Ransom stated, “My priority is enhancing each and every team with the means to function successfully and to the best of their ability.” He does this by breaking teams down to each player and their needs, and the needs of the team in whole. Using this system allows him to provide each team with sufficient funds and opportunity. Coaches and the athletic department meet to discuss needs for their season, and curate a list of priorities to remedy with the fund allocated. This priority list is then used to fairly distribute the money where it needs to go. However, if money is donated and earmarked for a certain team, this money will be used to remove priorities off the list and move the rest up. Each team, with respect to the amount of players, has funds that are split into three separate necessity categories. These necessity categories are equipment, operating needs, and uniforms. Equipment is recognized as capital needs, meaning equipment that is necessary but expensive. Operating needs are things like balls, cones, pinnies, and so forth. The third category of uniforms in handled equally by placing all sports teams of that season, including middle school, on a rotating schedule for new uniforms. Ransom says, “I do this so every athlete has the opportunity to wear a different and new uniform at some point during the high school career.”

Additionally, female athletes feel that male sports receive more opportunities and attention. Carson Davis-Tinnel ’19 said, “Some sports receive coach buses and transportation for fans more often than others.” The athletic department makes decisions about team buses based on the length of the trip and room for equipment. Football, having the most games outside of our conference and the needing much storage space generally places them as a priority. When talking to female athletes about their concerns, most agreed that something needs to change.
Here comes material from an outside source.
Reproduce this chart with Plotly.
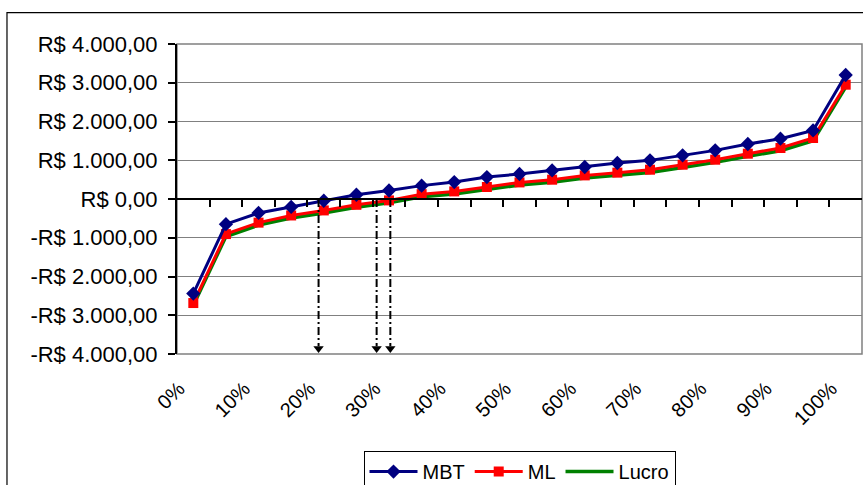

This was reinforced by upper school Health and Human Dynamics teacher, Sue Kampart in more detail, “We’ve (women) made a lot of progress, but I think we still have a long way to go.”

The understanding of equality in sports is very different when looking behind the scenes. Upper school History teacher and coach of Field Hockey and Soccer, Scott Clothier, presents a different understanding of what may be perceived as inequality, “If you look at the progression of sports over the past sixty years, men were the first to receive these athletic opportunities, so there is possibly an historical oversight in regards to sports equality.” He was not the first to present this idea as Kampart mentioned this as well. The perception of unequal opportunities among sports may actually be due to where women in sports are today. Only in the past fifty years have women been recognized for athletics, which is recent compared to history of sports overall. With this, a new age arises for the representation of women in sports. Junior, Jayden Elliott ’20, had this to say about fixing this problem, “If we want to see change in our community, it starts with the students. Everyone has to support each other, it’s not girls sports vs. guys sports, it’s students putting their foot forward for change, and once the administrators and people with power to make change see the student body putting their foot forward towards change and equality, they will do the same.”

Overall, this problem or perception of inequality within our sports must be addressed. Students who challenge the status quo and demand equality will be the catalyst to a wave of change within our community.